Find each line containing the string "with". Copy it.

◆ Data records
-=-=-=-=-
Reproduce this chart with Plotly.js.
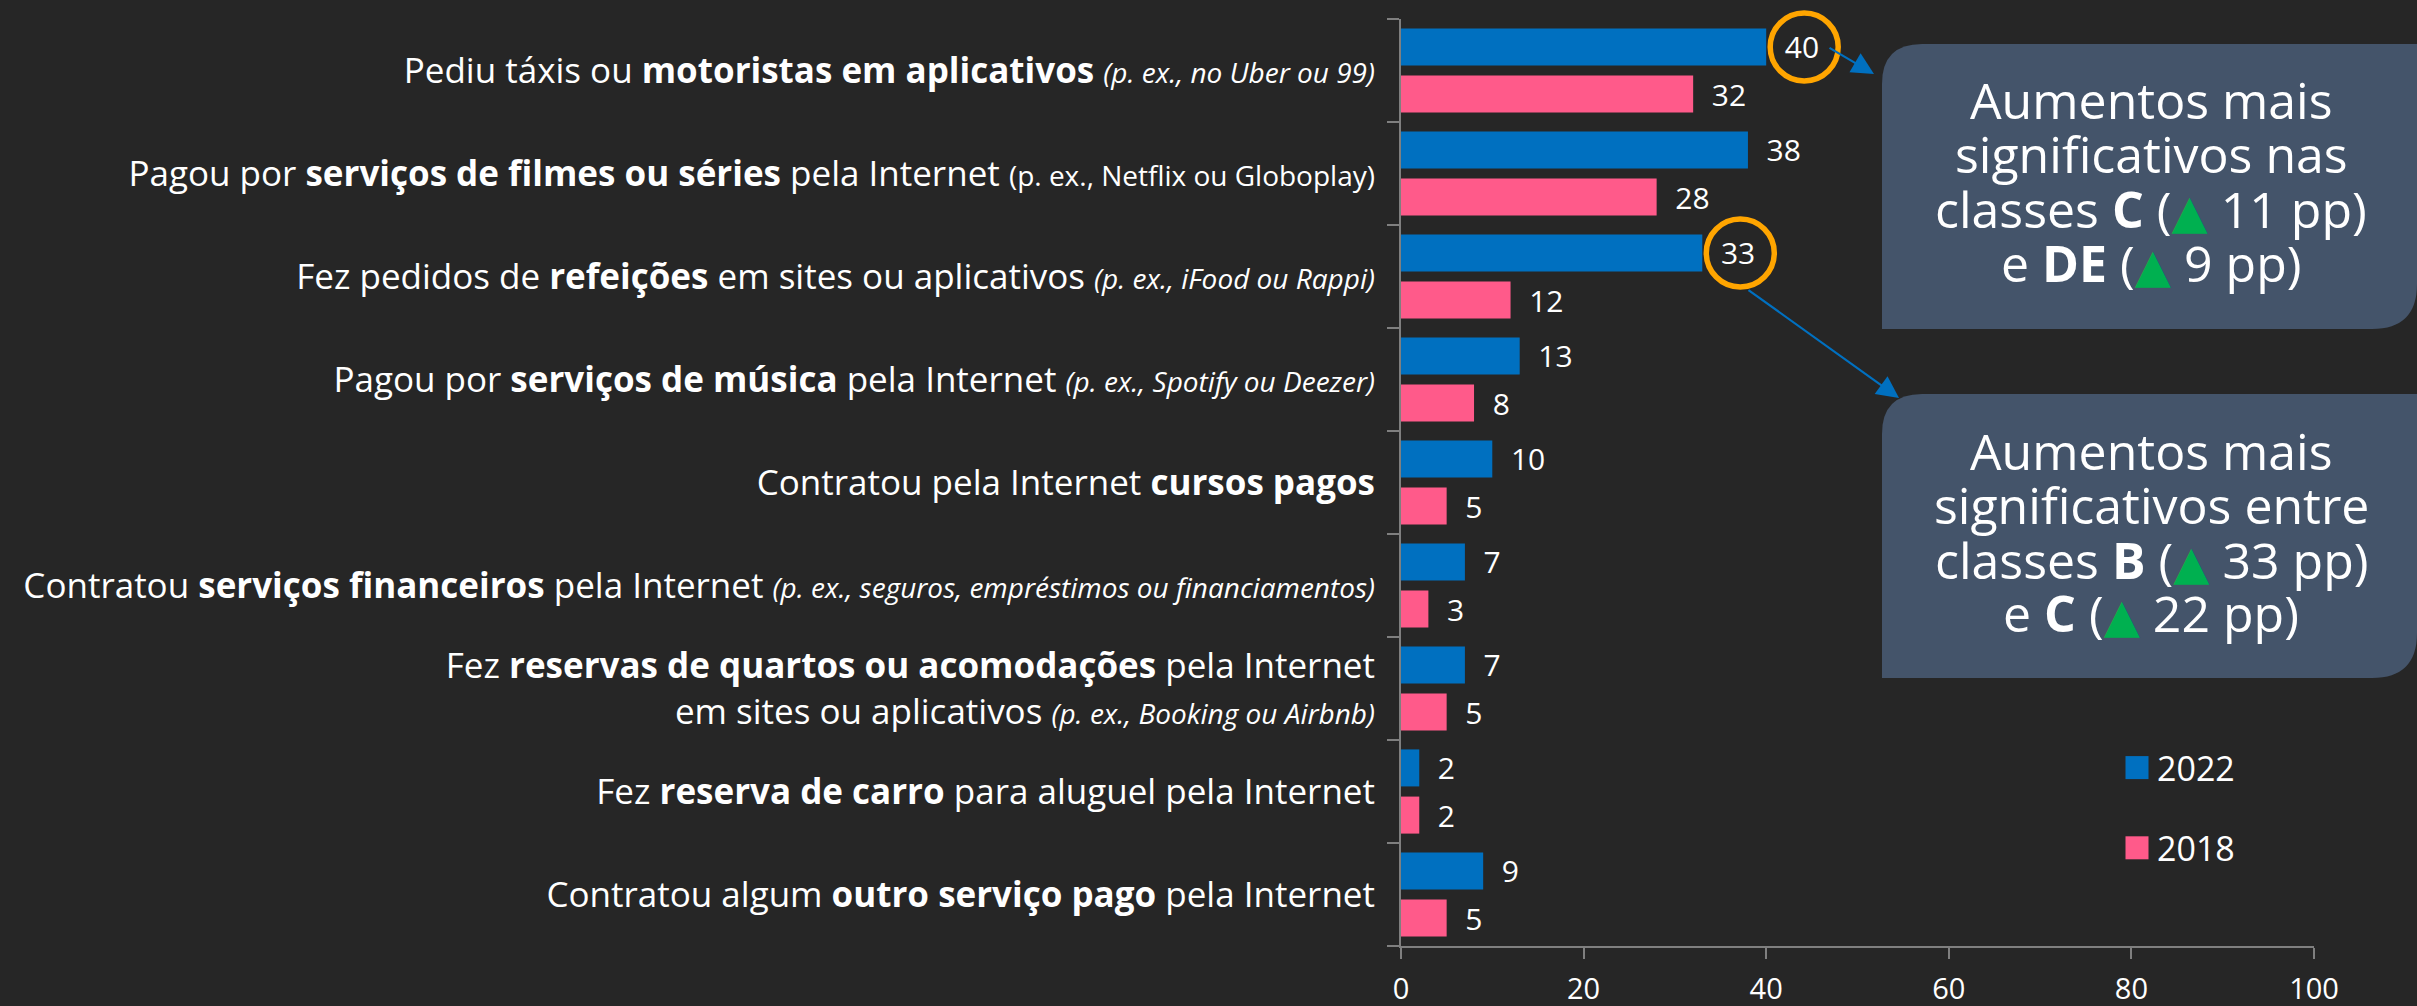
-=-=-=-=-
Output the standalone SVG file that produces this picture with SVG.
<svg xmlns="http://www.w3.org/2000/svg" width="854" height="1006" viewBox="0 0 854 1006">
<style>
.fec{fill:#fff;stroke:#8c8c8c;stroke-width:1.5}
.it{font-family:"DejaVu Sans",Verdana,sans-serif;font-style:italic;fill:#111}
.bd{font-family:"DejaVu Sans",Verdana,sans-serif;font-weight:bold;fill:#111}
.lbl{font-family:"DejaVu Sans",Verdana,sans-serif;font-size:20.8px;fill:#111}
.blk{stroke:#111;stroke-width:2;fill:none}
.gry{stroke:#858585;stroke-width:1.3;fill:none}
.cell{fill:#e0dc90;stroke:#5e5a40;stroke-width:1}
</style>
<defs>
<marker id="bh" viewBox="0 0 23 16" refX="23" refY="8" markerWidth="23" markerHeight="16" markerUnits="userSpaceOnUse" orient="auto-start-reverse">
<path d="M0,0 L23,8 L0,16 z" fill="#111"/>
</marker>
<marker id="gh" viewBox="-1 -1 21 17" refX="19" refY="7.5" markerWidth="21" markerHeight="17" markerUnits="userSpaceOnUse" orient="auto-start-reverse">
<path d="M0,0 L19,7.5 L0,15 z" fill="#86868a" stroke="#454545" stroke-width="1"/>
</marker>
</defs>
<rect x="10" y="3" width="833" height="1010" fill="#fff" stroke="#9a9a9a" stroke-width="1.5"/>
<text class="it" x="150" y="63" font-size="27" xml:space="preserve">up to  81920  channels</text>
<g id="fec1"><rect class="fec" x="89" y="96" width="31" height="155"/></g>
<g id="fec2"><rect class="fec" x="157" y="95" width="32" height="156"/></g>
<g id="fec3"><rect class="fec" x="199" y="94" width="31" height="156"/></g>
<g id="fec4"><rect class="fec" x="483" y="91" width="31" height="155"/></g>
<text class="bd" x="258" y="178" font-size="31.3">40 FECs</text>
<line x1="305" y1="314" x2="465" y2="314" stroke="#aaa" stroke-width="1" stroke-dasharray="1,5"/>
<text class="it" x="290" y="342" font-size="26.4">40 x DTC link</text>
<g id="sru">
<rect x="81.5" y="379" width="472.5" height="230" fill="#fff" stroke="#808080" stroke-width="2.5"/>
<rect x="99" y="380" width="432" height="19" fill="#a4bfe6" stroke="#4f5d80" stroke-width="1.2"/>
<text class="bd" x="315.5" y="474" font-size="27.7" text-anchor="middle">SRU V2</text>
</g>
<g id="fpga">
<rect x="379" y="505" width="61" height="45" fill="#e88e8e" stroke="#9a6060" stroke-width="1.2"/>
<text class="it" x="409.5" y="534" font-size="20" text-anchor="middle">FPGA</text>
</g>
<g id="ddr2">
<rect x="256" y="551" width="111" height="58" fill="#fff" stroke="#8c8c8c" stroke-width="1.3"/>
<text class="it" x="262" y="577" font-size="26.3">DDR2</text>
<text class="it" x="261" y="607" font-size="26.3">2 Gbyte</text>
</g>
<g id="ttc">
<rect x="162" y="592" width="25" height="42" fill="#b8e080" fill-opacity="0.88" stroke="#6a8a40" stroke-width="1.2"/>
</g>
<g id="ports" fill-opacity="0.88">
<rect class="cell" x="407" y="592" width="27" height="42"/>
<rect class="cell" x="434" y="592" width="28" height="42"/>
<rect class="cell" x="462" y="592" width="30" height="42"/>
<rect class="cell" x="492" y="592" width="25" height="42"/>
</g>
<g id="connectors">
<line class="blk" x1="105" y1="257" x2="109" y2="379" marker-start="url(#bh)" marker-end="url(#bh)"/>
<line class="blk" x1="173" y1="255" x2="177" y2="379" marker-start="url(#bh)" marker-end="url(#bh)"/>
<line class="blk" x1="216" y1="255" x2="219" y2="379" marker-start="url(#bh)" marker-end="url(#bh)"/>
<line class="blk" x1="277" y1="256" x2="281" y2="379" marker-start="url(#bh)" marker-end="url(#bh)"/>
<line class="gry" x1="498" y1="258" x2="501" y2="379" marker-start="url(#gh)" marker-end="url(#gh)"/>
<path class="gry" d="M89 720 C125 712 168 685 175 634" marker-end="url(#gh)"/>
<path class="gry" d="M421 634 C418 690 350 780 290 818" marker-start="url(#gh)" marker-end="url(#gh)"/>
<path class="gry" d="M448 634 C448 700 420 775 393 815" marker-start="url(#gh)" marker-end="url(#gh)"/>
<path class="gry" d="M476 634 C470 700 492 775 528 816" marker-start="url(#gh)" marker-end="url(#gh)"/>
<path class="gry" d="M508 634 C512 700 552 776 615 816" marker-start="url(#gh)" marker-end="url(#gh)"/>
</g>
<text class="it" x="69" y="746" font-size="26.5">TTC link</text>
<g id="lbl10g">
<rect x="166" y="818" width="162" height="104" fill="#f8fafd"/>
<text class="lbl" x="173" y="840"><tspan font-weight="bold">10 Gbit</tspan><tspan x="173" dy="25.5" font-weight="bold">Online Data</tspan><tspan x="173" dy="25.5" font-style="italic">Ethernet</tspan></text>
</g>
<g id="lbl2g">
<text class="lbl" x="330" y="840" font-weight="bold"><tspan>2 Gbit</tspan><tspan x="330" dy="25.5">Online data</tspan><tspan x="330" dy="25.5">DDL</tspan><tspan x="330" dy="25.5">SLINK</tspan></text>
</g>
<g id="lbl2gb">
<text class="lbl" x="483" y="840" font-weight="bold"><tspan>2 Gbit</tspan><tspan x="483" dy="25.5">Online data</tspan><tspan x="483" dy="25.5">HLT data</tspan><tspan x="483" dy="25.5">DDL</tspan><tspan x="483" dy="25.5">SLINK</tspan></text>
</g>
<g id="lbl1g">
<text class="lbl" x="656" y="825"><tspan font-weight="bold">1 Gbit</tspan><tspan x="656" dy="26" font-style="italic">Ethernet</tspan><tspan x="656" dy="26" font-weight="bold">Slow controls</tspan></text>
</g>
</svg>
-=-=-=-=-
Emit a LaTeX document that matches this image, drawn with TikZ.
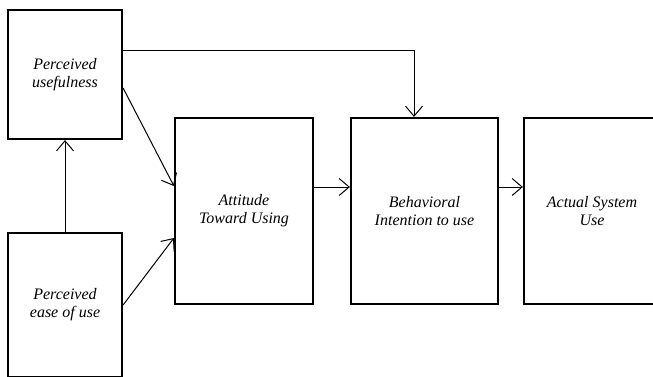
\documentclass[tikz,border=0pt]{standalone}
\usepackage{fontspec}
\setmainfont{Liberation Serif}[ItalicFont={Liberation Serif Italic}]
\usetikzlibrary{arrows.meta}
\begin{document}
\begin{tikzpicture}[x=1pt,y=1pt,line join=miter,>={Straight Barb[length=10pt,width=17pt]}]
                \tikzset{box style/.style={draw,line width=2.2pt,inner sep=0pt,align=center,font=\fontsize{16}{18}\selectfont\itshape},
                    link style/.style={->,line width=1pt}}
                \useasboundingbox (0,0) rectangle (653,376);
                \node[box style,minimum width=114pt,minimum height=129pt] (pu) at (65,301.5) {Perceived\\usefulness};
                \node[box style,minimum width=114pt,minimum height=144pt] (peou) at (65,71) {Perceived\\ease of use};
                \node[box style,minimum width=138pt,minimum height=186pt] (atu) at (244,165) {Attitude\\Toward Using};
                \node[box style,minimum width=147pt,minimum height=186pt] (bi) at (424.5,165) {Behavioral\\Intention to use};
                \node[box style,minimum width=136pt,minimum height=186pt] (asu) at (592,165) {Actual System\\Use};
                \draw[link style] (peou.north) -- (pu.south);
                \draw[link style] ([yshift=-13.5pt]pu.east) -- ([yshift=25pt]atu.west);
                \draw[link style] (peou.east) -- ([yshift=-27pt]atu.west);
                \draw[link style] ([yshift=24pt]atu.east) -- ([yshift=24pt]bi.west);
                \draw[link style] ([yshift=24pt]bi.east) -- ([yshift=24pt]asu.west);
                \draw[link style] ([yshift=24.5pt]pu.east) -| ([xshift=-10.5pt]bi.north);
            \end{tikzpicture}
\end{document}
-=-=-=-=-
◆ Solved problem
Reproduce this chart with Plotly.js.
Output the standalone SVG file that produces this picture with SVG.
Emit a LaTeX document that matches this image, drawn with TikZ.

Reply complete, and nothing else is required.